Nanoelectromechanical coupling in fullerene peapods probed by resonant electrical transport experiments

Fullerene peapods, which are carbon nanotubes encapsulating fullerene molecules, can offer enhanced functionality with respect to empty nanotubes. Their prospective applications include, for example, data storage devices, single-electron transistors and spin-qubit arrays for quantum computing. However, the present incomplete understanding of how a nanotube is affected by entrapped fullerenes is an obstacle for peapods to reach their full potential in nanoscale electronic applications. In this paper, we investigate the effect of C 60 fullerenes on low-temperature electron transport through peapod quantum dots. Compared with empty nanotubes, we find an abnormal temperature dependence of Coulomb blockade oscillations, indicating the presence of a nanoelectromechanical coupling between electronic states of the nanotube and mechanical vibrations of fullerenes.

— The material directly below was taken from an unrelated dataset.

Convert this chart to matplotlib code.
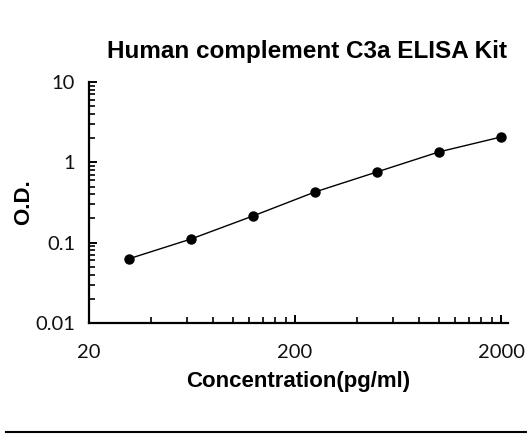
import numpy as np
import matplotlib
matplotlib.use("Agg")
import matplotlib.pyplot as plt
from matplotlib.lines import Line2D
from matplotlib.ticker import FixedLocator, NullFormatter

# Standard curve: concentration (pg/ml) vs optical density
conc = [31.25, 62.5, 125, 250, 500, 1000, 2000]
od = [0.063, 0.111, 0.215, 0.428, 0.76, 1.35, 2.07]

x_major = [20, 200, 2000]
x_minor = [40, 60, 80, 100, 120, 140, 160, 180,
           400, 600, 800, 1000, 1200, 1400, 1600, 1800]
y_major = [0.01, 0.1, 1, 10]
y_labels = ["0.01", "0.1", "1", "10"]

TICK_FONT = "Lato"
BOLD_FONT = "Liberation Sans"


def main():
    fig = plt.figure(figsize=(5.27, 4.34), dpi=100)
    ax = fig.add_axes([0.1689, 0.2558, 0.7951, 0.5552])

    ax.plot(conc, od, color="black", lw=1.0, marker="o", ms=6.5,
            markerfacecolor="black", markeredgecolor="black")

    ax.set_xscale("log")
    ax.set_yscale("log")
    ax.set_xlim(20, 2160)
    ax.set_ylim(0.01, 10)

    ax.xaxis.set_major_locator(FixedLocator(x_major))
    ax.xaxis.set_minor_locator(FixedLocator(x_minor))
    ax.set_xticklabels([str(v) for v in x_major])
    ax.xaxis.set_minor_formatter(NullFormatter())

    ax.yaxis.set_major_locator(FixedLocator(y_major))
    y_minor = [m * d for d in (0.01, 0.1, 1) for m in range(2, 10)]
    ax.yaxis.set_minor_locator(FixedLocator(y_minor))
    ax.set_yticklabels(y_labels)
    ax.yaxis.set_minor_formatter(NullFormatter())

    for side in ("top", "right"):
        ax.spines[side].set_visible(False)
    for side in ("left", "bottom"):
        ax.spines[side].set_linewidth(1.6)

    ax.tick_params(which="major", direction="in", length=6, width=1.4)
    ax.tick_params(which="minor", direction="in", length=4, width=1.2)
    ax.tick_params(axis="x", which="major", pad=15)
    ax.tick_params(axis="y", which="major", pad=10)
    for lab in ax.get_xticklabels() + ax.get_yticklabels():
        lab.set_fontfamily(TICK_FONT)
        lab.set_fontsize(14.5)
        lab.set_color("#111111")

    ax.set_title("Human complement C3a ELISA Kit", fontfamily=BOLD_FONT,
                 fontweight="bold", fontsize=17.5, pad=17, x=0.52)
    ax.set_xlabel("Concentration(pg/ml)", fontfamily=BOLD_FONT,
                  fontweight="bold", fontsize=16, labelpad=7)
    ax.set_ylabel("O.D.", fontfamily=BOLD_FONT, fontweight="bold",
                  fontsize=16)
    ax.yaxis.set_label_coords(-0.132, 0.5)

    # rule across the bottom of the figure
    fig.add_artist(Line2D([0.012, 1.0], [0.005, 0.005], color="black",
                          lw=1.5, transform=fig.transFigure))

    fig.savefig("out.png", dpi=100)


if __name__ == "__main__":
    main()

This provides a method to detect the C 60 presence and to probe the interplay between electrical and mechanical excitations in peapods, which thus emerge as a new class of nanoelectromechanical systems. Fullerene peapods are carbon nanotubes encapsulating buckyball molecules. Here the authors show by low-temperature electron transport experiments, that the electronic states of nanotubes couple to the vibrational states of fullerenes, making the peapods a new class of nanoelectromechanical devices.